The opportunity lies in companies where AI adoption is material but underappreciated. Rather than selling AI as a product, these firms use it as an operational advantage. The following five stocks represent the strongest examples of AI integration driving measurable business outcomes.

5. Target: AI-Powered Merchandising Authority

Target (NYSE:TGT) has built proprietary AI tools reshaping how it identifies trends and tests products. The company’s Target Trend Brain uses generative AI to spot emerging consumer preferences, while synthetic audience models simulate real consumer populations to preview product responses before launch. This allows faster, more confident merchandising decisions without costly physical testing.

The company is streamlining operations by removing 1,800 headquarters roles (8% of corporate staff) to increase agility and reinvest in AI-enabled consumer insights. With $105 billion in trailing revenue and a 3.6% profit margin, Target is using AI to defend its position against larger rivals. The stock trades at 13x earnings and is up 8.58% year-to-date.

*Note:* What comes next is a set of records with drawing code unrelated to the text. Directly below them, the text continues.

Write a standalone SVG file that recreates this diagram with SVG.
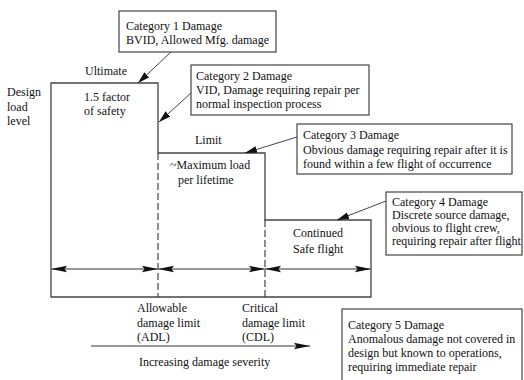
<svg xmlns="http://www.w3.org/2000/svg" width="524" height="380" viewBox="0 0 524 380">
<defs>
<style>
text{font-family:"Liberation Serif","Times New Roman",serif;font-size:12px;fill:#111}
.box{fill:#fff;stroke:#444;stroke-width:1.2}
.outline{fill:none;stroke:#444;stroke-width:1.3}
.dash{stroke:#333;stroke-width:1.1;stroke-dasharray:7 3;fill:none}
.dim{stroke:#777;stroke-width:1.5;fill:none}
.call{stroke:#444;stroke-width:1;fill:none}
</style>
<marker id="dimArrow" markerUnits="userSpaceOnUse" markerWidth="18" markerHeight="10" refX="16" refY="4" orient="auto-start-reverse">
<path d="M0,0.8 L16,4 L0,7.2 L2.5,4 Z" fill="#111"/>
</marker>
<marker id="callArrow" markerUnits="userSpaceOnUse" markerWidth="13" markerHeight="8" refX="12" refY="3.5" orient="auto">
<path d="M0,0 L12,3.5 L0,7 Z" fill="#111"/>
</marker>
</defs>
<rect width="524" height="380" fill="#fff"/>

<g id="load-envelope">
<path class="outline" d="M51,297 L51,83 L158,83 L158,153 L265,153 L265,220 L371,220 L371,297 Z"/>
<line class="dash" x1="158" y1="153" x2="158" y2="297"/>
<line class="dash" x1="265" y1="220" x2="265" y2="297"/>
</g>

<g id="axis-labels">
<text x="7" y="96">Design</text>
<text x="7" y="111">load</text>
<text x="7" y="125">level</text>
<text x="85" y="75">Ultimate</text>
<text x="84" y="101">1.5 factor</text>
<text x="84" y="115">of safety</text>
<text x="195" y="144">Limit</text>
<text x="170" y="169">~Maximum load</text>
<text x="178" y="184">per lifetime</text>
<text x="293" y="237">Continued</text>
<text x="293" y="253">Safe flight</text>
<text x="137" y="312">Allowable</text>
<text x="137" y="327">damage limit</text>
<text x="137" y="341">(ADL)</text>
<text x="242" y="312">Critical</text>
<text x="242" y="327">damage limit</text>
<text x="242" y="341">(CDL)</text>
<text x="139" y="366">Increasing damage severity</text>
</g>

<g id="cat1">
<rect class="box" x="119" y="11" width="157" height="41"/>
<text x="126" y="30">Category 1 Damage</text>
<text x="126" y="44">BVID, Allowed Mfg. damage</text>
</g>
<g id="cat2">
<rect class="box" x="191" y="65" width="178" height="50"/>
<text x="196" y="80">Category 2 Damage</text>
<text x="196" y="94">VID, Damage requiring repair per</text>
<text x="196" y="108">normal inspection process</text>
</g>
<g id="cat3">
<rect class="box" x="297" y="124" width="215" height="50"/>
<text x="303" y="139">Category 3 Damage</text>
<text x="303" y="154">Obvious damage requiring repair after it is</text>
<text x="303" y="168">found within a few flight of occurrence</text>
</g>
<g id="cat4">
<rect class="box" x="386" y="192" width="136" height="63"/>
<text x="392" y="206">Category 4 Damage</text>
<text x="392" y="219">Discrete source damage,</text>
<text x="392" y="232">obvious to flight crew,</text>
<text x="392" y="245">requiring repair after flight</text>
</g>
<g id="cat5">
<rect class="box" x="342" y="309" width="180" height="75"/>
<text x="348" y="329">Category 5 Damage</text>
<text x="348" y="343">Anomalous damage not covered in</text>
<text x="348" y="357">design but known to operations,</text>
<text x="348" y="371">requiring immediate repair</text>
</g>

<g id="connectors">
<line class="dim" x1="51" y1="269" x2="158" y2="269" marker-start="url(#dimArrow)" marker-end="url(#dimArrow)"/>
<line class="dim" x1="158" y1="269" x2="265" y2="269" marker-start="url(#dimArrow)" marker-end="url(#dimArrow)"/>
<line class="dim" x1="265" y1="269" x2="371" y2="269" marker-start="url(#dimArrow)" marker-end="url(#dimArrow)"/>
<line class="dim" x1="91" y1="346" x2="310" y2="346" marker-end="url(#dimArrow)"/>
<line class="call" x1="171" y1="52" x2="138" y2="83" marker-end="url(#callArrow)"/>
<line class="call" x1="191" y1="93" x2="159" y2="122" marker-end="url(#callArrow)"/>
<line class="call" x1="297" y1="137" x2="245" y2="153" marker-end="url(#callArrow)"/>
<line class="call" x1="386" y1="201" x2="337" y2="220" marker-end="url(#callArrow)"/>
</g>
</svg>
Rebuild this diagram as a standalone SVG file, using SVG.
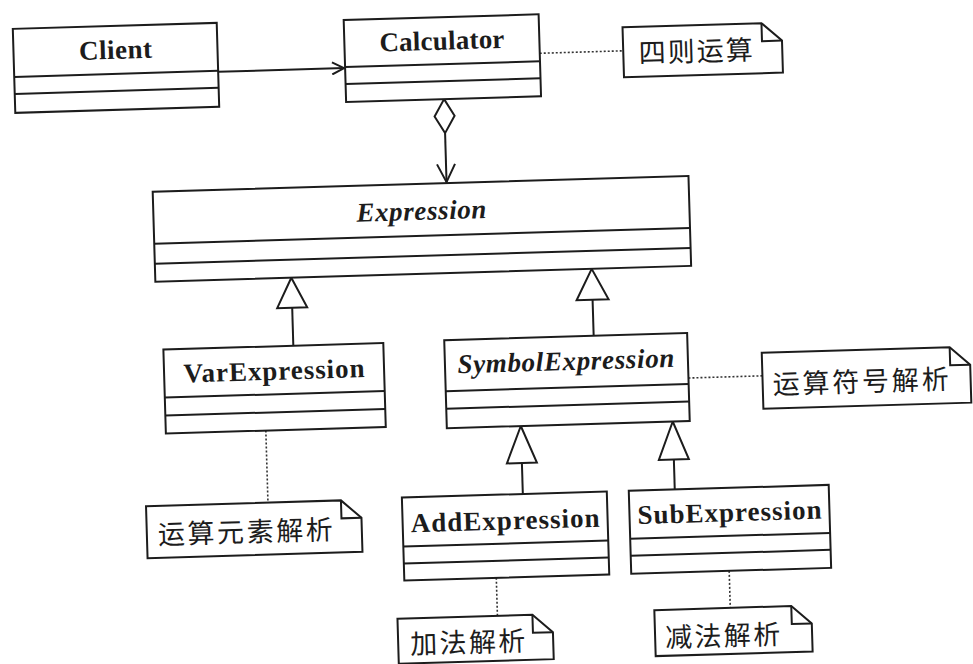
<svg xmlns="http://www.w3.org/2000/svg" width="973" height="664" viewBox="0 0 973 664">
<style>
.box{fill:#fff;stroke:#1c1c1c;stroke-width:2}
.ln{stroke:#1c1c1c;stroke-width:2;fill:none}
.tri{fill:#fff;stroke:#1c1c1c;stroke-width:2;stroke-linejoin:miter}
.dot{stroke:#333;stroke-width:1.6;stroke-dasharray:2 2;fill:none}
.cls{font-family:"Liberation Serif",serif;font-weight:bold;font-size:27px;fill:#1c1c1c;text-anchor:middle}
.abs{font-style:italic}
.nt{font-family:"Noto Sans CJK SC","Liberation Sans",sans-serif;font-size:27px;fill:#1c1c1c;dominant-baseline:central}
</style>
<defs>
<marker id="open" viewBox="0 0 14 14" refX="13" refY="7" markerWidth="14" markerHeight="14" markerUnits="userSpaceOnUse" orient="auto">
<path d="M1,1 L13,7 L1,13" fill="none" stroke="#1c1c1c" stroke-width="2"/>
</marker>
</defs>
<rect width="973" height="664" fill="#fff"/>
<g transform="rotate(-1.7 486 332)">
<g id="connectors">
<line class="ln" x1="226" y1="64" x2="352" y2="64" marker-end="url(#open)"/>
<line class="dot" x1="548" y1="55" x2="631.5" y2="55"/>
<polygon class="tri" points="451,98 461,115 451,132 441,115"/>
<line class="ln" x1="451" y1="132" x2="451" y2="181"/>
<polyline class="ln" points="442,163 451,181 460,163"/>
<polygon class="tri" points="293,272 278,302 308,302"/>
<line class="ln" x1="293" y1="302" x2="293" y2="340"/>
<polygon class="tri" points="593.5,272 577.5,303 609.5,303"/>
<line class="ln" x1="593.5" y1="303" x2="593.5" y2="339"/>
<line class="dot" x1="687" y1="384" x2="761" y2="384"/>
<line class="dot" x1="263" y1="424" x2="263" y2="496"/>
<polygon class="tri" points="518,427 503,464 533,464"/>
<line class="ln" x1="518" y1="464" x2="518" y2="495"/>
<polygon class="tri" points="670,427 655,465 685,465"/>
<line class="ln" x1="670" y1="465" x2="670" y2="495"/>
<line class="dot" x1="489" y1="578" x2="489" y2="616"/>
<line class="dot" x1="722" y1="578" x2="722" y2="615"/>
</g>
<g id="Client">
<rect class="box" x="22" y="15" width="204" height="84"/>
<line class="ln" x1="22" y1="63" x2="226" y2="63"/>
<line class="ln" x1="22" y1="80" x2="226" y2="80"/>
<text class="cls" x="124" y="48" textLength="73" lengthAdjust="spacing">Client</text>
</g>
<g id="Calculator">
<rect class="box" x="353" y="16" width="195" height="82"/>
<line class="ln" x1="353" y1="63" x2="548" y2="63"/>
<line class="ln" x1="353" y1="80" x2="548" y2="80"/>
<text class="cls" x="450.5" y="48.5" textLength="125" lengthAdjust="spacing">Calculator</text>
</g>
<g id="note-calc">
<path class="box" d="M631.5,31.5 H770.5 L790.5,49.5 V81.5 H631.5 Z"/>
<path class="ln" d="M770.5,31.5 V49.5 H790.5"/>
<text class="nt" x="647" y="56" textLength="114" lengthAdjust="spacing">四则运算</text>
</g>
<g id="Expression">
<rect class="box" x="157" y="182" width="536" height="90"/>
<line class="ln" x1="157" y1="234" x2="693" y2="234"/>
<line class="ln" x1="157" y1="254" x2="693" y2="254"/>
<text class="cls abs" x="425" y="218" textLength="130" lengthAdjust="spacing">Expression</text>
</g>
<g id="VarExpression">
<rect class="box" x="163" y="340" width="220" height="84"/>
<line class="ln" x1="163" y1="388" x2="383" y2="388"/>
<line class="ln" x1="163" y1="406" x2="383" y2="406"/>
<text class="cls" x="273" y="373.5" textLength="181" lengthAdjust="spacing">VarExpression</text>
</g>
<g id="SymbolExpression">
<rect class="box" x="444" y="339" width="243" height="88"/>
<line class="ln" x1="444" y1="390" x2="687" y2="390"/>
<line class="ln" x1="444" y1="407.5" x2="687" y2="407.5"/>
<text class="cls abs" x="565" y="372.5" textLength="217" lengthAdjust="spacing">SymbolExpression</text>
</g>
<g id="note-symbol">
<path class="box" d="M761,361 H949 L969,379 V417 H761 Z"/>
<path class="ln" d="M949,361 V379 H969"/>
<text class="nt" x="771" y="391" textLength="176" lengthAdjust="spacing">运算符号解析</text>
</g>
<g id="note-var">
<path class="box" d="M141,496 H336 L356,514 V548 H141 Z"/>
<path class="ln" d="M336,496 V514 H356"/>
<text class="nt" x="152" y="523" textLength="175" lengthAdjust="spacing">运算元素解析</text>
</g>
<g id="AddExpression">
<rect class="box" x="397" y="495" width="205" height="83"/>
<line class="ln" x1="397" y1="544" x2="602" y2="544"/>
<line class="ln" x1="397" y1="561" x2="602" y2="561"/>
<text class="cls" x="499.5" y="530" textLength="189" lengthAdjust="spacing">AddExpression</text>
</g>
<g id="SubExpression">
<rect class="box" x="624" y="495" width="200" height="83"/>
<line class="ln" x1="624" y1="543" x2="824" y2="543"/>
<line class="ln" x1="624" y1="560" x2="824" y2="560"/>
<text class="cls" x="724" y="528.5" textLength="184" lengthAdjust="spacing">SubExpression</text>
</g>
<g id="note-add">
<path class="box" d="M389,616 H524 L544,634 V661 H389 Z"/>
<path class="ln" d="M524,616 V634 H544"/>
<text class="nt" x="401" y="640" textLength="115" lengthAdjust="spacing">加法解析</text>
</g>
<g id="note-sub">
<path class="box" d="M646,615 H783 L803,633 V661 H646 Z"/>
<path class="ln" d="M783,615 V633 H803"/>
<text class="nt" x="656" y="641" textLength="115" lengthAdjust="spacing">减法解析</text>
</g>
</g>
</svg>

4. Caterpillar: Autonomous Systems and Data Center Demand

Caterpillar (NYSE:CAT | CAT Price Prediction) is applying AI to route optimization, autonomous equipment, and predictive maintenance across its industrial equipment portfolio. The company’s focus on data center power generation has driven 33% growth in that segment, capitalizing on infrastructure buildout required for AI computing. Caterpillar posted record quarterly revenue of $17.6 billion in Q3 2025, up 10%, with an all-time high backlog of $39.8 billion.

The company maintained a 17.5% adjusted operating margin despite tariff headwinds, demonstrating operational discipline enhanced by AI-driven efficiency tools. With a market cap of $295 billion and 46.3% return on equity, Caterpillar is leveraging technological advancement and operational efficiency to maintain leadership in heavy equipment. The stock is up 9.93% year-to-date and has gained 77% over the past year, trading at 32x earnings.

3. Mastercard: Agentic Commerce and Fraud Prevention

Mastercard (NYSE:MA) completed its first agentic transaction on the network during Q3 2025, marking a significant milestone in AI-powered commerce. The company’s Mastercard Agent Pay platform enables AI agents to make purchases autonomously, with proprietary Insight Tokens providing personalized data to guide transactions. This positions Mastercard at the forefront of agentic commerce, where AI systems handle purchasing decisions on behalf of consumers and businesses.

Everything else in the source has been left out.